● **The records**:

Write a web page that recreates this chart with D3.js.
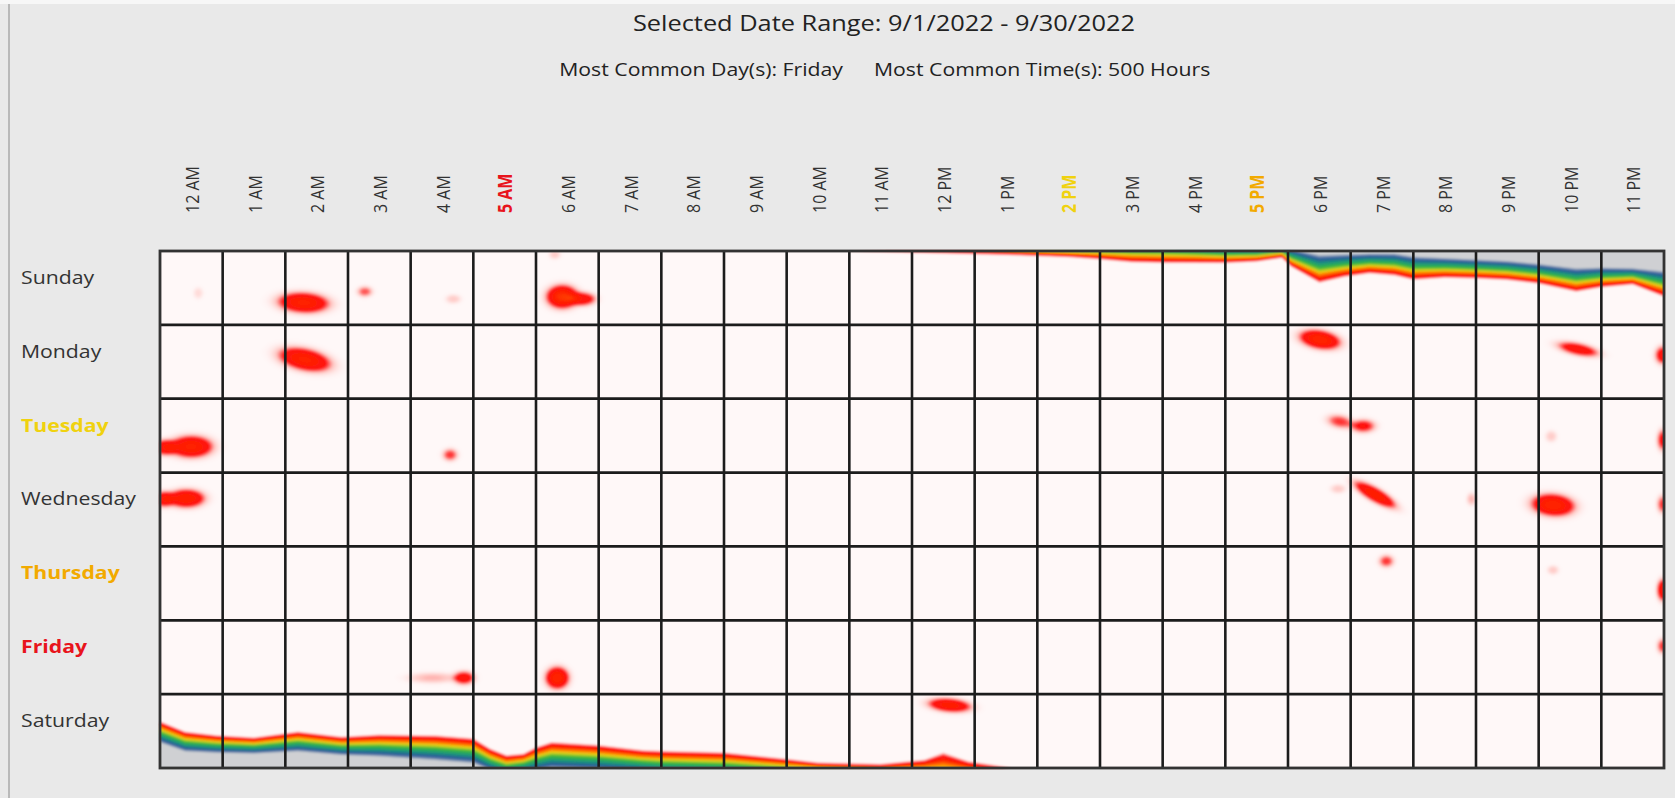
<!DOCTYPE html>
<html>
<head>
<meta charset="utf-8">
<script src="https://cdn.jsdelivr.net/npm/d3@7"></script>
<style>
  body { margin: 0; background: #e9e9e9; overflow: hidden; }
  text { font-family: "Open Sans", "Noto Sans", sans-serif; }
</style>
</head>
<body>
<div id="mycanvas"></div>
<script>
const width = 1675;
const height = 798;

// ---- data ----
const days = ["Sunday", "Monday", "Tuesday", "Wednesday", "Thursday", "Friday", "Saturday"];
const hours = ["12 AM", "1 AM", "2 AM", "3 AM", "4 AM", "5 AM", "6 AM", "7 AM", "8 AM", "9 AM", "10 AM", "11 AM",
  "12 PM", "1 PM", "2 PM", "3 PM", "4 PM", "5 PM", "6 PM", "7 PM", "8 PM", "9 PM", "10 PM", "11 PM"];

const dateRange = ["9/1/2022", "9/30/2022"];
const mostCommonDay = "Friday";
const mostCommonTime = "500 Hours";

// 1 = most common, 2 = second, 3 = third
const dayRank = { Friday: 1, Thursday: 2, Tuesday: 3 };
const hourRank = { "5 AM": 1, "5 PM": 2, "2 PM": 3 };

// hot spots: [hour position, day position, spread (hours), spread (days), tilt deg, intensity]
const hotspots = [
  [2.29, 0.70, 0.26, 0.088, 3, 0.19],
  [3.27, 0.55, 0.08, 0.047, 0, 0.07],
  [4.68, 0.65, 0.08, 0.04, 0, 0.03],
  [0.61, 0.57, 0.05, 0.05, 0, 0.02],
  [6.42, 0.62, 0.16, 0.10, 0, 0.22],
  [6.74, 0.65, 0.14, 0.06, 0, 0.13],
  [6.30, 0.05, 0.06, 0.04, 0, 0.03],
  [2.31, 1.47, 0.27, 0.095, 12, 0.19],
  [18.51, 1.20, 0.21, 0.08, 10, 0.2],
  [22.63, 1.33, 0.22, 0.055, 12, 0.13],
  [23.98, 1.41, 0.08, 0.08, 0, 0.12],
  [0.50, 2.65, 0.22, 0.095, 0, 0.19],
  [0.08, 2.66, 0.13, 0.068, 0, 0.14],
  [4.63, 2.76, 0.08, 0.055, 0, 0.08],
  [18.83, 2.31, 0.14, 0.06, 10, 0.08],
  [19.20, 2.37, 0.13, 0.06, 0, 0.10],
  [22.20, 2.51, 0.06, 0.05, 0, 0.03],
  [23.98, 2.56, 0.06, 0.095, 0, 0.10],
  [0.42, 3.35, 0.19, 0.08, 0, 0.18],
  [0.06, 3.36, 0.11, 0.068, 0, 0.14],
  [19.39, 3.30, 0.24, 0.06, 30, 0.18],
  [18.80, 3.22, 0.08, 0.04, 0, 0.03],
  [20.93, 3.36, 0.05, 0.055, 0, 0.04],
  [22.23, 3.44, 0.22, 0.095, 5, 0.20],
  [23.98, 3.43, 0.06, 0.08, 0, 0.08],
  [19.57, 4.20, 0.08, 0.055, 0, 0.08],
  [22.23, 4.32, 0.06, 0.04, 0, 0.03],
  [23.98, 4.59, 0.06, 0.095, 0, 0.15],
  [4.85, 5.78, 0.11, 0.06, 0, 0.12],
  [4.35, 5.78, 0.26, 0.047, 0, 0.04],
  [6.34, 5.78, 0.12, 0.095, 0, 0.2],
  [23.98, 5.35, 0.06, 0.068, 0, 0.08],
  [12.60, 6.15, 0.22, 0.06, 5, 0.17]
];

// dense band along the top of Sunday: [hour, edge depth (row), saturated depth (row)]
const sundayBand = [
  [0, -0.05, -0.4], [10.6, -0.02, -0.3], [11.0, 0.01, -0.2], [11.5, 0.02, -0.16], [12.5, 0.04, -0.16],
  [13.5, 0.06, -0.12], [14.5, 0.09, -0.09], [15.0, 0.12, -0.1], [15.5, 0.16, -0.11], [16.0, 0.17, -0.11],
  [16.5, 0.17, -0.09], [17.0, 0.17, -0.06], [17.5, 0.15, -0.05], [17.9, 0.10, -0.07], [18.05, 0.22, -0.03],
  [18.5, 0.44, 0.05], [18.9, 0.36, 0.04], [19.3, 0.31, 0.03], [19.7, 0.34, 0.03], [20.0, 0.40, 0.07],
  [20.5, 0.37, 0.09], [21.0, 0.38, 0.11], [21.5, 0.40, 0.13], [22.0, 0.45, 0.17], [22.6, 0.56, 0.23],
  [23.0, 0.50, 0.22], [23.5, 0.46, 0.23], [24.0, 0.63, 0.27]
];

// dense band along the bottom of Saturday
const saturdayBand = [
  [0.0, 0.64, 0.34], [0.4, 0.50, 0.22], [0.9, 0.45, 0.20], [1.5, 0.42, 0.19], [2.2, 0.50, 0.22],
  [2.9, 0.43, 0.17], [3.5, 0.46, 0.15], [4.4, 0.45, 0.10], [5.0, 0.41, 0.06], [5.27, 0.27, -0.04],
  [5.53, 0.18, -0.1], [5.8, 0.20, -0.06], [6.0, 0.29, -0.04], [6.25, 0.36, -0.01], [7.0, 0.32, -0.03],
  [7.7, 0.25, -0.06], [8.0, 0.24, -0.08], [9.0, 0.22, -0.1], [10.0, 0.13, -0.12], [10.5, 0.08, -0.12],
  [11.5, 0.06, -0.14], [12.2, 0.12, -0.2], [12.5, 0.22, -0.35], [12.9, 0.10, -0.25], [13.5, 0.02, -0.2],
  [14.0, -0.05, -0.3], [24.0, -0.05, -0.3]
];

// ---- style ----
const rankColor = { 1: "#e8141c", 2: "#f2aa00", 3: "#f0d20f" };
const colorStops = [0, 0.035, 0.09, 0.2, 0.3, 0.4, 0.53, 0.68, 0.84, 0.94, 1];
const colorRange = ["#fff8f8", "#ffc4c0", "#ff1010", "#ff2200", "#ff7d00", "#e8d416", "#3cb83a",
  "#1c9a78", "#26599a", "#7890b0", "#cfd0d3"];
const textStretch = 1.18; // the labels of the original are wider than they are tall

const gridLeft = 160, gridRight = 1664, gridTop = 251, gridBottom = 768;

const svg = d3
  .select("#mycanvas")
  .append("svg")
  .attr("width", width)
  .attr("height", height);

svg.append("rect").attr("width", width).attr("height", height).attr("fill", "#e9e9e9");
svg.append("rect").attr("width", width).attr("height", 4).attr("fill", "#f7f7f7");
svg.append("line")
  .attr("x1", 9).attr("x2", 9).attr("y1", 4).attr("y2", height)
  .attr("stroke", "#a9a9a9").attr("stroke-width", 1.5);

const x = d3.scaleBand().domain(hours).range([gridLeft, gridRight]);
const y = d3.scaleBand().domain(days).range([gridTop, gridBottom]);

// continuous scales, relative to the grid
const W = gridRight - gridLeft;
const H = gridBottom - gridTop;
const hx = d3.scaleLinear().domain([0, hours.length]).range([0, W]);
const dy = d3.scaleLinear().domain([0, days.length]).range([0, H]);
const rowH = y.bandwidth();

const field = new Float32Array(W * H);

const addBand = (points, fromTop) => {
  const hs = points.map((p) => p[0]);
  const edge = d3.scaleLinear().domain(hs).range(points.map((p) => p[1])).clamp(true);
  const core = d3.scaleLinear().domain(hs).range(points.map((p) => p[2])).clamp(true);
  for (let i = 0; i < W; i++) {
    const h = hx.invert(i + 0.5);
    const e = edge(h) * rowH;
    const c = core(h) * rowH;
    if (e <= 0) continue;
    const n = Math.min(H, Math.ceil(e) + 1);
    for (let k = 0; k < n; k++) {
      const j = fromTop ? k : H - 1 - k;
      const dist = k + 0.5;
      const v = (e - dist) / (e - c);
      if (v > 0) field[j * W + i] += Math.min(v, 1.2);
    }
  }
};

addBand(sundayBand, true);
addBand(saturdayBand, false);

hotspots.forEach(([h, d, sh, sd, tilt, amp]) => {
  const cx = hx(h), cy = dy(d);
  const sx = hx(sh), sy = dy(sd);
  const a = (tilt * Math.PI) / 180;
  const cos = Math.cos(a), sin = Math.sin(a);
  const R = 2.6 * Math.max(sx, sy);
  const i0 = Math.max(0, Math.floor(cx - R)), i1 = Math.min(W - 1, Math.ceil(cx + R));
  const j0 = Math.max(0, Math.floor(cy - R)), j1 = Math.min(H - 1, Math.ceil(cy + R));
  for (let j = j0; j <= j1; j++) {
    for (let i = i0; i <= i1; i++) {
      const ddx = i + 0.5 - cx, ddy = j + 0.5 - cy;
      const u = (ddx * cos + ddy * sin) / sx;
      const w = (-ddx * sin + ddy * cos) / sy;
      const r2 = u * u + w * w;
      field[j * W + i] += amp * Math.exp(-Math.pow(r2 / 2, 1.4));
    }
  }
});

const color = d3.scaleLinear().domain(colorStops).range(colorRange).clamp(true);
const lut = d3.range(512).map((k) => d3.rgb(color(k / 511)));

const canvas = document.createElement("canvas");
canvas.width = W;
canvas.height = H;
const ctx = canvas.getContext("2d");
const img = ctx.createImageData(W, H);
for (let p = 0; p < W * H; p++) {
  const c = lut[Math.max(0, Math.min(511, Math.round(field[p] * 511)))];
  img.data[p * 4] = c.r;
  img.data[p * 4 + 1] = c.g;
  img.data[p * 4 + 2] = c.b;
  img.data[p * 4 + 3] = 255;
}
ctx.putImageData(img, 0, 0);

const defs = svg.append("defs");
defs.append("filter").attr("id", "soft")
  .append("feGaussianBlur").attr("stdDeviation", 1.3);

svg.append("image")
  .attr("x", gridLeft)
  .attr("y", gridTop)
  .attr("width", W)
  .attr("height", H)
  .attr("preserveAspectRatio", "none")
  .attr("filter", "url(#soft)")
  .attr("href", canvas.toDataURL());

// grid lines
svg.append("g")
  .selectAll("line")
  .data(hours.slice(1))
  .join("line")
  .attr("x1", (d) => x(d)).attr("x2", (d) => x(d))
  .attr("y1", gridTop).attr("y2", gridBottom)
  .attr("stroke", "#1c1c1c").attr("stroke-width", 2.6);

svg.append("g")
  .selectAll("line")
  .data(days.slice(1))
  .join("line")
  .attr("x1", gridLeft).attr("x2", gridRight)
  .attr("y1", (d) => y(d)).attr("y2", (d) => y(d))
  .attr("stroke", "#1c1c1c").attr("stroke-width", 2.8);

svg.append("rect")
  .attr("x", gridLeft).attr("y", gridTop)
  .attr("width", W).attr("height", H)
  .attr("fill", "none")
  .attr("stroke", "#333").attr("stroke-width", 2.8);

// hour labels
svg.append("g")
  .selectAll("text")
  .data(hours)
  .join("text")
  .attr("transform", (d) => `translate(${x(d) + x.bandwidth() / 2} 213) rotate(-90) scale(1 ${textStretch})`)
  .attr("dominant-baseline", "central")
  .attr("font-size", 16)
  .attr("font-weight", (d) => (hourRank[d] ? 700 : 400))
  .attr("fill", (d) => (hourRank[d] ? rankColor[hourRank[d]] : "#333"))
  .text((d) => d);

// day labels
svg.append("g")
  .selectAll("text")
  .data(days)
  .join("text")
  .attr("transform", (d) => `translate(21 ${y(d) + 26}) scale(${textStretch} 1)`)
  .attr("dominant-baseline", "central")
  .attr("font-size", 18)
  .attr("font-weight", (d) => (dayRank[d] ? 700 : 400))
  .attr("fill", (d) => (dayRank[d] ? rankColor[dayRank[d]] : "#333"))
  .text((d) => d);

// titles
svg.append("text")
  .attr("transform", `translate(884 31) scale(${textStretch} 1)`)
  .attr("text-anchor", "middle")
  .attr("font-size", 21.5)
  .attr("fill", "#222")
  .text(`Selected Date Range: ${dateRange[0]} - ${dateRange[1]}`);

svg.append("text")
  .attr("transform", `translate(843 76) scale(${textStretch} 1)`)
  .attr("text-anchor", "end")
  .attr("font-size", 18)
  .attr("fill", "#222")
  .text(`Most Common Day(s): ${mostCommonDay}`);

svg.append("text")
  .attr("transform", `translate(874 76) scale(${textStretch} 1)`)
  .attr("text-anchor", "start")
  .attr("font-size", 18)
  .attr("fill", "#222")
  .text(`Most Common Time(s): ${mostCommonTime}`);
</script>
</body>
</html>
--
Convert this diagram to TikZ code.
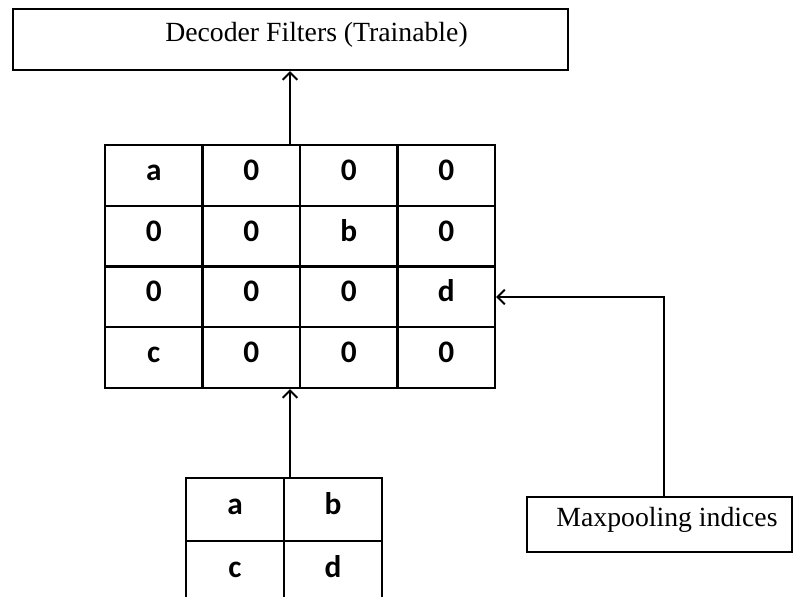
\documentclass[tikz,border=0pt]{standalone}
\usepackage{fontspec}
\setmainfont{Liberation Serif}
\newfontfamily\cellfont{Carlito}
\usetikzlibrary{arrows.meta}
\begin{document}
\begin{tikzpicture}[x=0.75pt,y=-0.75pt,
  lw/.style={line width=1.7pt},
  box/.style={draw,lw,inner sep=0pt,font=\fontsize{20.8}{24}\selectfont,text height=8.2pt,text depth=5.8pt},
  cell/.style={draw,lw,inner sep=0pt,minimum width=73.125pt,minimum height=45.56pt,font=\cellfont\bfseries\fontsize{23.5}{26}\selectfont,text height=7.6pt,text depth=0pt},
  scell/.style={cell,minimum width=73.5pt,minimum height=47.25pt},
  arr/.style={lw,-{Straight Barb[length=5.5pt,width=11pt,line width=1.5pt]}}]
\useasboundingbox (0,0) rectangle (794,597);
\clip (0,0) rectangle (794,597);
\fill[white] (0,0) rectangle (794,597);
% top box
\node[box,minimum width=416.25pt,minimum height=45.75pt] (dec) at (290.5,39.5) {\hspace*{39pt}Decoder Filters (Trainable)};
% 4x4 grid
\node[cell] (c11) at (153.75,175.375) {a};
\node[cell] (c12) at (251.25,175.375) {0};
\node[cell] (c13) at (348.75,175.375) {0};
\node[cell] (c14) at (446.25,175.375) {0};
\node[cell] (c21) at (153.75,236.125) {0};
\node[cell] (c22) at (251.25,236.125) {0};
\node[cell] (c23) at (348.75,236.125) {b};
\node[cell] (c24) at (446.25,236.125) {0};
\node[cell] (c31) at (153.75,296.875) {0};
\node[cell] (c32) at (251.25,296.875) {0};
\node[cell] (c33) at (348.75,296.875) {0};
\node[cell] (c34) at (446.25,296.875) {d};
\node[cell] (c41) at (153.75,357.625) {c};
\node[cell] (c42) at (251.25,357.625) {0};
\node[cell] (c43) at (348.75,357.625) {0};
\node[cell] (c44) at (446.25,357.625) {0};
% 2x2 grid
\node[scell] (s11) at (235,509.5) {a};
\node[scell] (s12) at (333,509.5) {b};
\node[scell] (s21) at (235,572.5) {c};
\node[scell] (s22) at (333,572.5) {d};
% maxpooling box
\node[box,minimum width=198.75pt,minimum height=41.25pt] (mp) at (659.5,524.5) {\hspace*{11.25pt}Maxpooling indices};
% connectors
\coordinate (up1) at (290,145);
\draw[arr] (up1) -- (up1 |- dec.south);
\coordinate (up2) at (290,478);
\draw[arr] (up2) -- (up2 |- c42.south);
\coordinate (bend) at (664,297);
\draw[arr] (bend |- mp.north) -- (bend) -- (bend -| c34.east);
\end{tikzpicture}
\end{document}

● **Required task**: Print exactly what appears from the line holding "Write a web" down to the line holding "const height = 798;", both ends kept, leaving out the pictures.

● **Answer to the exercise**:
Write a web page that recreates this chart with D3.js.
<!DOCTYPE html>
<html>
<head>
<meta charset="utf-8">
<script src="https://cdn.jsdelivr.net/npm/d3@7"></script>
<style>
  body { margin: 0; background: #e9e9e9; overflow: hidden; }
  text { font-family: "Open Sans", "Noto Sans", sans-serif; }
</style>
</head>
<body>
<div id="mycanvas"></div>
<script>
const width = 1675;
const height = 798;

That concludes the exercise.